> _Problem to solve_: Reproduce the listing below without changes, except that pictures are left out.

> _Dataset excerpt_:
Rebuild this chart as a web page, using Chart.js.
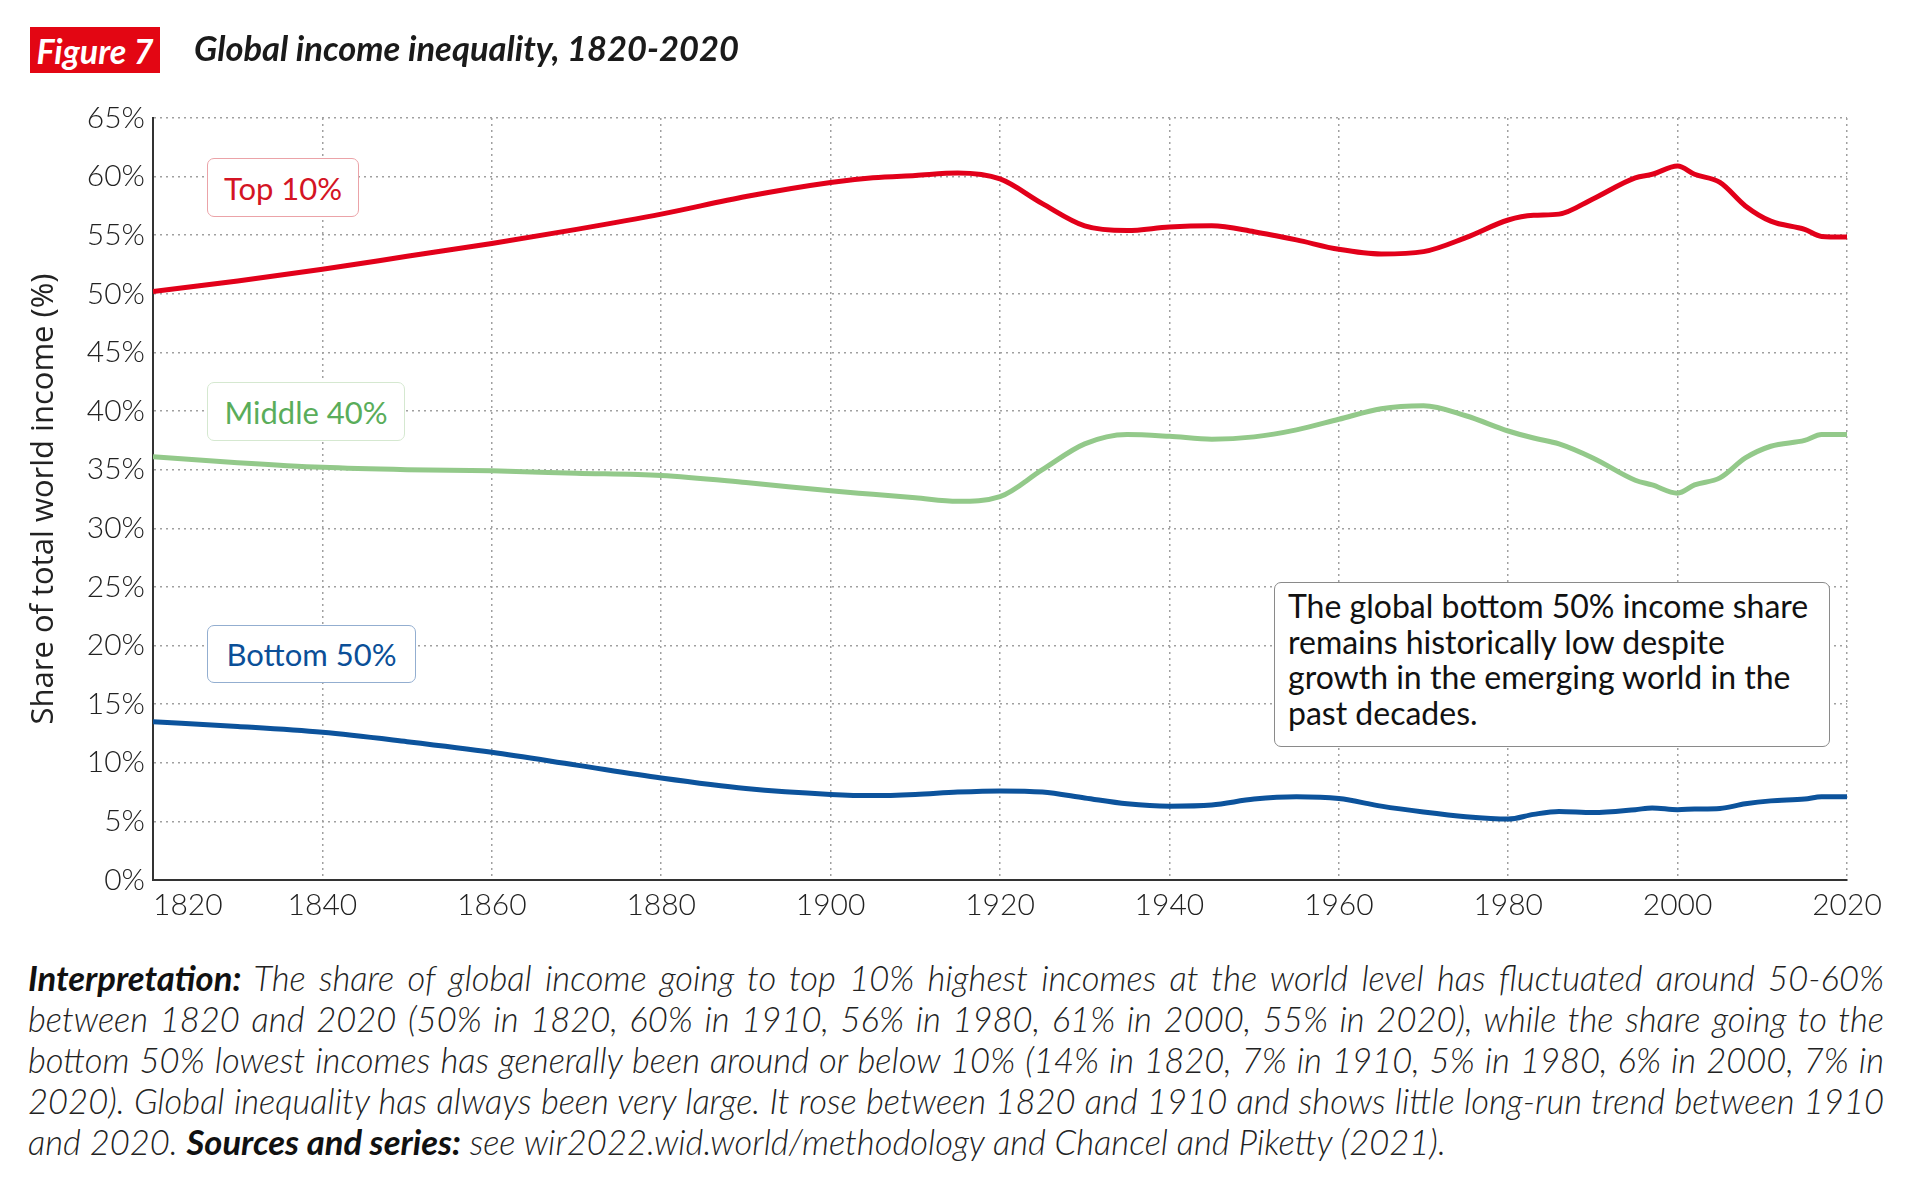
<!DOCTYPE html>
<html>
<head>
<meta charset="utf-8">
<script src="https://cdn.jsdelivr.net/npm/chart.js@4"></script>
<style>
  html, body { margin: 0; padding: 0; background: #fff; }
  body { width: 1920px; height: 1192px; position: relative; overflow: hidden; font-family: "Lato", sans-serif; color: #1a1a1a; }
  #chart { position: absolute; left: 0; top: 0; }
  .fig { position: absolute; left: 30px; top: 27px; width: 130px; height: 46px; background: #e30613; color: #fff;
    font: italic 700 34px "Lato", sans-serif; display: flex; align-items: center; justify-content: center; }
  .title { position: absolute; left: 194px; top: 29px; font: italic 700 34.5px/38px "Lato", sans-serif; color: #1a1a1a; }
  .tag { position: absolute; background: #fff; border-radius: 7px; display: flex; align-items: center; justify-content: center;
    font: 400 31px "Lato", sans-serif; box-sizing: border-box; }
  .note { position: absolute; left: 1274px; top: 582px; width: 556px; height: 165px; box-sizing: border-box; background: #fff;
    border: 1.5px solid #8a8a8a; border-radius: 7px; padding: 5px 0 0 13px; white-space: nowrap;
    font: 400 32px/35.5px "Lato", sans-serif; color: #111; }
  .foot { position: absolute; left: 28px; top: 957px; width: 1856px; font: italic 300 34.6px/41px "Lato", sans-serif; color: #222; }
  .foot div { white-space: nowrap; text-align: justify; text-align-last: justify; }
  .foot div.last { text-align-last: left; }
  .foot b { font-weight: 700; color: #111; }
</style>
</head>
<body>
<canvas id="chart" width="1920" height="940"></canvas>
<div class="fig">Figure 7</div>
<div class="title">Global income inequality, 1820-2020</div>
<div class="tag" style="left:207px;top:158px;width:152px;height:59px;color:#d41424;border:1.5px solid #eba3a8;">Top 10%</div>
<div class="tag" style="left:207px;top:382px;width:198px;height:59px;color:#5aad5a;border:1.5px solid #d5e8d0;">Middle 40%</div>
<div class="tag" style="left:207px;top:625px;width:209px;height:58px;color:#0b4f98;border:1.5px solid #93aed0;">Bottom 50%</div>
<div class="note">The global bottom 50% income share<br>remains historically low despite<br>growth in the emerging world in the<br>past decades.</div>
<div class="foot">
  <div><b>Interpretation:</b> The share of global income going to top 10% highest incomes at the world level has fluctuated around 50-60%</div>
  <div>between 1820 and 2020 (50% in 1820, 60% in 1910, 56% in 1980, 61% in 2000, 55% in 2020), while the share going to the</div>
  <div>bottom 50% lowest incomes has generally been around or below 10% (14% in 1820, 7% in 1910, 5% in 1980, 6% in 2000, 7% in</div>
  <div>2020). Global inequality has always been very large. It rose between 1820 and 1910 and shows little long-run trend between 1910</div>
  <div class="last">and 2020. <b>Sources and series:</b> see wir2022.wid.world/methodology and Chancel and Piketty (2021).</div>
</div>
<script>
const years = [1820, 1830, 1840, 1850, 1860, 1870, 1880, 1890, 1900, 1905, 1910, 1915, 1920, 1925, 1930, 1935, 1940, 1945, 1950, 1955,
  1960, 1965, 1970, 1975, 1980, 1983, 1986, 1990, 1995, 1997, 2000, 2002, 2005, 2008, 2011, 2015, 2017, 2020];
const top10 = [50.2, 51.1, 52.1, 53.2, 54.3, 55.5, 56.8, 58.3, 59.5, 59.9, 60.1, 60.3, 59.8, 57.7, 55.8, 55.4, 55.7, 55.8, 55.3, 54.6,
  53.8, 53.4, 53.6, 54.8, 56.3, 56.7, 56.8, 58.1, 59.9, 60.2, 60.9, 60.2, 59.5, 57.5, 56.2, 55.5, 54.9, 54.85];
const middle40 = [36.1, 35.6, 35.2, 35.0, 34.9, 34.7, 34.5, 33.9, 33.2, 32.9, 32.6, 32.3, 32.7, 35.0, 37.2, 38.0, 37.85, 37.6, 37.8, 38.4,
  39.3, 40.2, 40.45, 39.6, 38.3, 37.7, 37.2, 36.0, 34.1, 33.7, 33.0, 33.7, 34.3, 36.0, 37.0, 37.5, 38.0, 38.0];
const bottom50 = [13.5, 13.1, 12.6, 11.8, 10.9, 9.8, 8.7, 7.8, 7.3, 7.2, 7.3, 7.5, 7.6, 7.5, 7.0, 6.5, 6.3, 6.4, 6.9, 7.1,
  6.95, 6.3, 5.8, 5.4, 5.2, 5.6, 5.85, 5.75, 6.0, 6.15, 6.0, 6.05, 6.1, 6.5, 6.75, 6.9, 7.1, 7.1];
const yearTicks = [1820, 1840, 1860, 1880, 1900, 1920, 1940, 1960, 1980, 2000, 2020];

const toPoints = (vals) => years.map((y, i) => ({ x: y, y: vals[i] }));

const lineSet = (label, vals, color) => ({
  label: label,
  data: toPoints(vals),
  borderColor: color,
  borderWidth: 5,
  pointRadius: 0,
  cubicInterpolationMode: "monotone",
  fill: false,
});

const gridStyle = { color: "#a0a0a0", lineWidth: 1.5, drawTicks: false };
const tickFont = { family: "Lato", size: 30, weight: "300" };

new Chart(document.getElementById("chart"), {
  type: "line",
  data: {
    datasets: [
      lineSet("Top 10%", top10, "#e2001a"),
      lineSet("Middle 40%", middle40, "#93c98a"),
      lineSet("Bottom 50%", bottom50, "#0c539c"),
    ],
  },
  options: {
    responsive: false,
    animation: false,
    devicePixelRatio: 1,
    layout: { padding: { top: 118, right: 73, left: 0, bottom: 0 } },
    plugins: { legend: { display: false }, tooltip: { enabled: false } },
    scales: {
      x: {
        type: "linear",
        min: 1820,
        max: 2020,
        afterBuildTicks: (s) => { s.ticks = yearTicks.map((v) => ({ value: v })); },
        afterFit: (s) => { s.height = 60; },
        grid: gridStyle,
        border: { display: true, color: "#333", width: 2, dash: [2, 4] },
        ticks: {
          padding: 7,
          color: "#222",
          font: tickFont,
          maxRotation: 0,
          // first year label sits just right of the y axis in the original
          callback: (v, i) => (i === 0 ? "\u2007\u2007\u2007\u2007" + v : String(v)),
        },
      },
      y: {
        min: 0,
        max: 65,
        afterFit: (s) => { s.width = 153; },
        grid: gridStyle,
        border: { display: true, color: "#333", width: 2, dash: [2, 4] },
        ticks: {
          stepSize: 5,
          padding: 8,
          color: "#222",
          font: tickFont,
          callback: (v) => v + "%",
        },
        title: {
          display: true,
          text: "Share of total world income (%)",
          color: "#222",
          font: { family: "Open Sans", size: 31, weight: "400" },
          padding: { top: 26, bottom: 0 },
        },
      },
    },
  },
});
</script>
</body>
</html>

> _Worked answer_:
Rebuild this chart as a web page, using Chart.js.
<!DOCTYPE html>
<html>
<head>
<meta charset="utf-8">
<script src="https://cdn.jsdelivr.net/npm/chart.js@4"></script>
<style>
  html, body { margin: 0; padding: 0; background: #fff; }
  body { width: 1920px; height: 1192px; position: relative; overflow: hidden; font-family: "Lato", sans-serif; color: #1a1a1a; }
  #chart { position: absolute; left: 0; top: 0; }
  .fig { position: absolute; left: 30px; top: 27px; width: 130px; height: 46px; background: #e30613; color: #fff;
    font: italic 700 34px "Lato", sans-serif; display: flex; align-items: center; justify-content: center; }
  .title { position: absolute; left: 194px; top: 29px; font: italic 700 34.5px/38px "Lato", sans-serif; color: #1a1a1a; }
  .tag { position: absolute; background: #fff; border-radius: 7px; display: flex; align-items: center; justify-content: center;
    font: 400 31px "Lato", sans-serif; box-sizing: border-box; }
  .note { position: absolute; left: 1274px; top: 582px; width: 556px; height: 165px; box-sizing: border-box; background: #fff;
    border: 1.5px solid #8a8a8a; border-radius: 7px; padding: 5px 0 0 13px; white-space: nowrap;
    font: 400 32px/35.5px "Lato", sans-serif; color: #111; }
  .foot { position: absolute; left: 28px; top: 957px; width: 1856px; font: italic 300 34.6px/41px "Lato", sans-serif; color: #222; }
  .foot div { white-space: nowrap; text-align: justify; text-align-last: justify; }
  .foot div.last { text-align-last: left; }
  .foot b { font-weight: 700; color: #111; }
</style>
</head>
<body>
<canvas id="chart" width="1920" height="940"></canvas>
<div class="fig">Figure 7</div>
<div class="title">Global income inequality, 1820-2020</div>
<div class="tag" style="left:207px;top:158px;width:152px;height:59px;color:#d41424;border:1.5px solid #eba3a8;">Top 10%</div>
<div class="tag" style="left:207px;top:382px;width:198px;height:59px;color:#5aad5a;border:1.5px solid #d5e8d0;">Middle 40%</div>
<div class="tag" style="left:207px;top:625px;width:209px;height:58px;color:#0b4f98;border:1.5px solid #93aed0;">Bottom 50%</div>
<div class="note">The global bottom 50% income share<br>remains historically low despite<br>growth in the emerging world in the<br>past decades.</div>
<div class="foot">
  <div><b>Interpretation:</b> The share of global income going to top 10% highest incomes at the world level has fluctuated around 50-60%</div>
  <div>between 1820 and 2020 (50% in 1820, 60% in 1910, 56% in 1980, 61% in 2000, 55% in 2020), while the share going to the</div>
  <div>bottom 50% lowest incomes has generally been around or below 10% (14% in 1820, 7% in 1910, 5% in 1980, 6% in 2000, 7% in</div>
  <div>2020). Global inequality has always been very large. It rose between 1820 and 1910 and shows little long-run trend between 1910</div>
  <div class="last">and 2020. <b>Sources and series:</b> see wir2022.wid.world/methodology and Chancel and Piketty (2021).</div>
</div>
<script>
const years = [1820, 1830, 1840, 1850, 1860, 1870, 1880, 1890, 1900, 1905, 1910, 1915, 1920, 1925, 1930, 1935, 1940, 1945, 1950, 1955,
  1960, 1965, 1970, 1975, 1980, 1983, 1986, 1990, 1995, 1997, 2000, 2002, 2005, 2008, 2011, 2015, 2017, 2020];
const top10 = [50.2, 51.1, 52.1, 53.2, 54.3, 55.5, 56.8, 58.3, 59.5, 59.9, 60.1, 60.3, 59.8, 57.7, 55.8, 55.4, 55.7, 55.8, 55.3, 54.6,
  53.8, 53.4, 53.6, 54.8, 56.3, 56.7, 56.8, 58.1, 59.9, 60.2, 60.9, 60.2, 59.5, 57.5, 56.2, 55.5, 54.9, 54.85];
const middle40 = [36.1, 35.6, 35.2, 35.0, 34.9, 34.7, 34.5, 33.9, 33.2, 32.9, 32.6, 32.3, 32.7, 35.0, 37.2, 38.0, 37.85, 37.6, 37.8, 38.4,
  39.3, 40.2, 40.45, 39.6, 38.3, 37.7, 37.2, 36.0, 34.1, 33.7, 33.0, 33.7, 34.3, 36.0, 37.0, 37.5, 38.0, 38.0];
const bottom50 = [13.5, 13.1, 12.6, 11.8, 10.9, 9.8, 8.7, 7.8, 7.3, 7.2, 7.3, 7.5, 7.6, 7.5, 7.0, 6.5, 6.3, 6.4, 6.9, 7.1,
  6.95, 6.3, 5.8, 5.4, 5.2, 5.6, 5.85, 5.75, 6.0, 6.15, 6.0, 6.05, 6.1, 6.5, 6.75, 6.9, 7.1, 7.1];
const yearTicks = [1820, 1840, 1860, 1880, 1900, 1920, 1940, 1960, 1980, 2000, 2020];

const toPoints = (vals) => years.map((y, i) => ({ x: y, y: vals[i] }));

const lineSet = (label, vals, color) => ({
  label: label,
  data: toPoints(vals),
  borderColor: color,
  borderWidth: 5,
  pointRadius: 0,
  cubicInterpolationMode: "monotone",
  fill: false,
});

const gridStyle = { color: "#a0a0a0", lineWidth: 1.5, drawTicks: false };
const tickFont = { family: "Lato", size: 30, weight: "300" };

new Chart(document.getElementById("chart"), {
  type: "line",
  data: {
    datasets: [
      lineSet("Top 10%", top10, "#e2001a"),
      lineSet("Middle 40%", middle40, "#93c98a"),
      lineSet("Bottom 50%", bottom50, "#0c539c"),
    ],
  },
  options: {
    responsive: false,
    animation: false,
    devicePixelRatio: 1,
    layout: { padding: { top: 118, right: 73, left: 0, bottom: 0 } },
    plugins: { legend: { display: false }, tooltip: { enabled: false } },
    scales: {
      x: {
        type: "linear",
        min: 1820,
        max: 2020,
        afterBuildTicks: (s) => { s.ticks = yearTicks.map((v) => ({ value: v })); },
        afterFit: (s) => { s.height = 60; },
        grid: gridStyle,
        border: { display: true, color: "#333", width: 2, dash: [2, 4] },
        ticks: {
          padding: 7,
          color: "#222",
          font: tickFont,
          maxRotation: 0,
          // first year label sits just right of the y axis in the original
          callback: (v, i) => (i === 0 ? "\u2007\u2007\u2007\u2007" + v : String(v)),
        },
      },
      y: {
        min: 0,
        max: 65,
        afterFit: (s) => { s.width = 153; },
        grid: gridStyle,
        border: { display: true, color: "#333", width: 2, dash: [2, 4] },
        ticks: {
          stepSize: 5,
          padding: 8,
          color: "#222",
          font: tickFont,
          callback: (v) => v + "%",
        },
        title: {
          display: true,
          text: "Share of total world income (%)",
          color: "#222",
          font: { family: "Open Sans", size: 31, weight: "400" },
          padding: { top: 26, bottom: 0 },
        },
      },
    },
  },
});
</script>
</body>
</html>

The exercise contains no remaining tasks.